地磁活动常常会引起电离层的扰动，作为一种常见的空间天气现象，它会严重干扰短波通信，还会引起卫星信号发生突变，导致不可预知的方位误差，因此对其特征的研究将变的尤为重要。由于观测手段和历史资料的限制，早期主要以定性的理论研究为主，而定量上的研究还很欠缺。因此，本项目基于一种新型指数定量研究电离层扰动与地磁活动的时空关系。首先，利用空间分析方法研究在不同类型地磁活动条件下，指数所反映出的扰动的位置变化、分布类型、以及空间尺度，并试图建立它们的最佳参数组合在空间上的一种定量关系。然后，利用新型指数的全球分布特性计算它与地磁活动指数之间的空间相关系数，并根据分布特征研究其物理机制。最后，分析在不同时间尺度条件下空间相关系数的变化特征，并深入研究其中具有显著变化特征的时间尺度，分析电离层扰动在该条件下可能的控制因素。这些定量结果将会加深对电离层扰动与地磁活动时空关系的理解，约束和验证现有的理论模型。
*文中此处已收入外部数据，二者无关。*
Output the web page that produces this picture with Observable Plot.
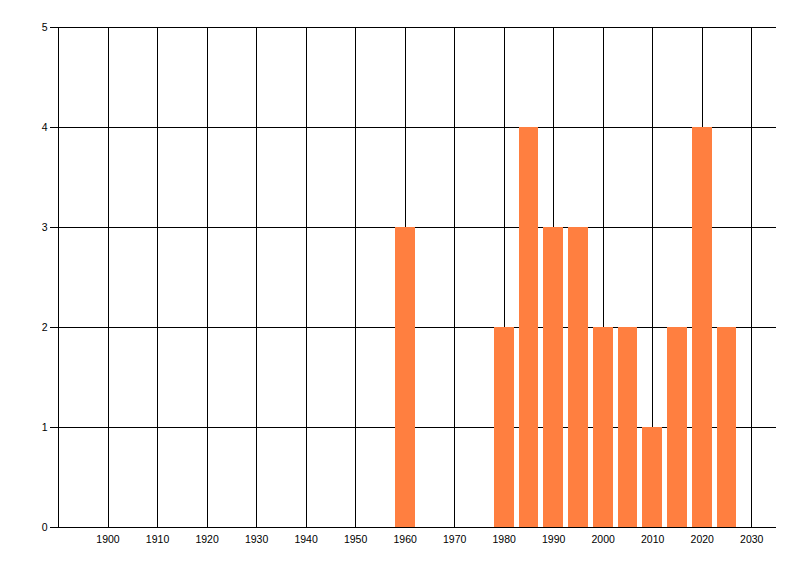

Geomagnetic activity usually cause Ionospheric disturbance, as a common space weather phenomenon, which often interfere with short wave communication seriously, would also cause the satellite signal mutation, which finally lead to unpredictable azimuth error. So understanding of evolution law and characteristics of ionospheric disturbance is of great significance to research into space weather. Due to the limitation of observation techniques and historical data, early research is main focus on theoretical and qualitative study, but few in quantitative research. So this project intends to base on a kind of new index to quantitatively study the time-space relationship between ionosphere disturbance and geomagnetic activity. First, by using the space analysis method under the condition of different type of geomagnetic activity, to study its change of position, distribution pattern, and spatial scales. Try to establish a quantitative relationship of their optimal parameter combination in time and space. Then, due to the global distribution characteristics of the index, the spatial-correlation coefficients can be obtained by calculating the relationship between the index and geomagnetic activity index, and according to its distribution characteristics to study the physical mechanism. Finally, analyze the variation of spatial-correlation coefficients under the condition of different time scales. After that, further study the time scale with significant change, and study its possible control factors under the condition. These quantitative results will deepen the understanding of the relationship between ionospheric disturbance and geomagnetic activity, and constraint and validate the existing theoretical model.